Menyaksikan Parabellum, seperti melihat bagaimana transisi saga John Wick menjadi semakin baik, yang membuat film babak ketiga ini paling solid di antara keseluruhan franchise sejauh ini. Melalui hasil besutannya ini, Stahelski sepertinya sudah menemukan evolusi apa yang dibutuhkan untuk perkembangan saga ini ke depannya. Status Excommunicado dengan imbalan besar bagi nyawanya yang disandang John Wick memungkinkan Stahelski menghadirkan adegan aksi kapanpun, karena premis ini menjadikan Wick incaran utama seluruh pembunuh bayaran di manapun ia berada.
Meski sangat mengedepankan adegan aksi yang tentunya skalanya melebihi porsi dalam dua film sebelumnya, Stahelski tidak terlena dalam mengembangkan aspek naratif di filmnya. Hingga, selain suguhan aksi, kisah yang bergulir juga enak dinikmati. Pun juga karakter-karakter baru yang hadir mampu memberi warna tersendiri, dengan kekhasan karakteristik mereka, mengimbangi tokoh-tokoh lama yang sudah dikenal sebelumnya.

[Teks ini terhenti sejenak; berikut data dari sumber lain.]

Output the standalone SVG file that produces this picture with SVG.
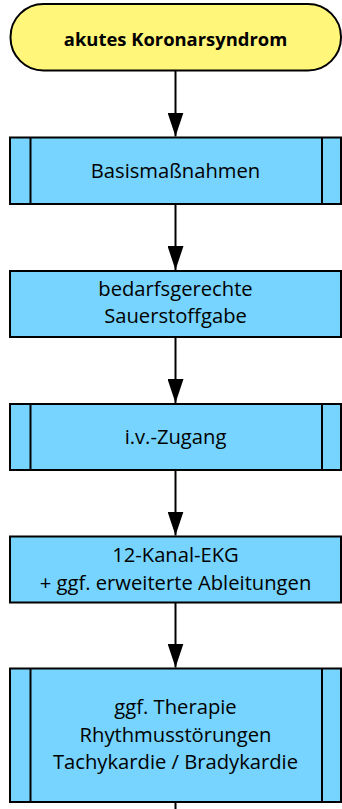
<svg xmlns="http://www.w3.org/2000/svg" width="342" height="809" viewBox="0 0 342 809">
  <defs>
    <marker id="arrow" markerWidth="24" markerHeight="16" refX="24" refY="8" orient="auto" markerUnits="userSpaceOnUse" viewBox="0 0 24 16">
      <path d="M0,0 L24,8 L0,16 Z" fill="#000"/>
    </marker>
    <style>
      .term { fill: #FFF67A; stroke: #000; stroke-width: 2; }
      .box { fill: #76D4FE; stroke: #000; stroke-width: 2; }
      .bar { stroke: #000; stroke-width: 2; fill: none; }
      .conn { stroke: #000; stroke-width: 2; fill: none; }
      text { font-family: "Open Sans", "Liberation Sans", sans-serif; font-size: 20.2px; fill: #000; text-anchor: middle; }
      .title { font-weight: bold; font-size: 18.4px; }
    </style>
  </defs>

  <!-- start terminal -->
  <g id="start">
    <rect class="term" x="10.5" y="4" width="330.5" height="66.5" rx="33" ry="33"/>
    <text class="title" x="175.5" y="45.5">akutes Koronarsyndrom</text>
  </g>

  <!-- predefined process: basic measures -->
  <g id="basis">
    <rect class="box" x="10" y="137.5" width="331" height="66.5"/>
    <line class="bar" x1="30.5" y1="137.5" x2="30.5" y2="204"/>
    <line class="bar" x1="322" y1="137.5" x2="322" y2="204"/>
    <text x="175.5" y="177.5">Basismaßnahmen</text>
  </g>

  <!-- process: oxygen -->
  <g id="sauerstoff">
    <rect class="box" x="10" y="271" width="331" height="66"/>
    <text x="175.5" y="295.5">bedarfsgerechte</text>
    <text x="175.5" y="322.5">Sauerstoffgabe</text>
  </g>

  <!-- predefined process: IV access -->
  <g id="zugang">
    <rect class="box" x="10" y="404" width="331" height="66"/>
    <line class="bar" x1="30.5" y1="404" x2="30.5" y2="470"/>
    <line class="bar" x1="322" y1="404" x2="322" y2="470"/>
    <text x="175.5" y="443.5">i.v.-Zugang</text>
  </g>

  <!-- process: ECG -->
  <g id="ekg">
    <rect class="box" x="10" y="536.5" width="331" height="66"/>
    <text x="175.5" y="561.5">12-Kanal-EKG</text>
    <text x="175.5" y="589.5">+ ggf. erweiterte Ableitungen</text>
  </g>

  <!-- predefined process: arrhythmia therapy -->
  <g id="therapie">
    <rect class="box" x="10" y="668.5" width="331" height="133.5"/>
    <line class="bar" x1="30.5" y1="668.5" x2="30.5" y2="802"/>
    <line class="bar" x1="322" y1="668.5" x2="322" y2="802"/>
    <text x="175.5" y="714">ggf. Therapie</text>
    <text x="175.5" y="741.5">Rhythmusstörungen</text>
    <text x="175.5" y="769">Tachykardie / Bradykardie</text>
  </g>

  <!-- connectors -->
  <g id="connectors">
    <line class="conn" x1="175.5" y1="70.5" x2="175.5" y2="136.5" marker-end="url(#arrow)"/>
    <line class="conn" x1="175.5" y1="204" x2="175.5" y2="270" marker-end="url(#arrow)"/>
    <line class="conn" x1="175.5" y1="337" x2="175.5" y2="403" marker-end="url(#arrow)"/>
    <line class="conn" x1="175.5" y1="470" x2="175.5" y2="535.5" marker-end="url(#arrow)"/>
    <line class="conn" x1="175.5" y1="602.5" x2="175.5" y2="667.5" marker-end="url(#arrow)"/>
    <line class="conn" x1="175.5" y1="802" x2="175.5" y2="809"/>
  </g>
</svg>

Lalu, yang pastinya menjadi nilai plus dan membanggakan bagi penonton tanah air, tentunya adalah keterlibatan dua aktor laga Yayan Ruhiyan dan Cecep A. Rahman di film ini. Pasalnya, mereka tidak hanya sekadar unjuk kebolehan melakukan koreografi pertarungan silat sebagai dua assassin paling andal dari kubu antagonis utama yang kali ini diperankan oleh aktor laga lawas Mark Dacascos (yang membuat pangling dengan kepala plontosnya –red), namun baik Yayan maupun Cecep menggunakan senjata khas Sunda, Karambit serta berdialog dalam bahasa Indonesia, hingga bahkan John Wick pun sempat membalas dengan bahasa Indonesia pula. Dijamin saat adegan ini hadir, Anda besar kemungkinan akan bersorak kegirangan.
Ditambah kawalan sinematografi apik Dan Laustsen yang mampu menghadirkan komposisi warna dinamis dan impresif, selain memiliki aksi dan bahkan kisah terbaik, film ini juga indah secara estetika. Dengan pencapaian sejauh ini, meski kabarnya Parabellum merupakan babak penutup bagi saga John Wick, walaupun bagi yang sudah menyaksikannya boleh jadi bakal ragu ini akan berakhir di sini, sebagaimana film-film sekuel sukses lainnya, Parabellum besar kemungkinan akan membuat para penikmat aksi bakal ketagihan. Bahkan, hingga di titik di mana film John Wick akan menjadi candu baru, dan babak lanjutannya hanyalah satu-satunya penawarnya.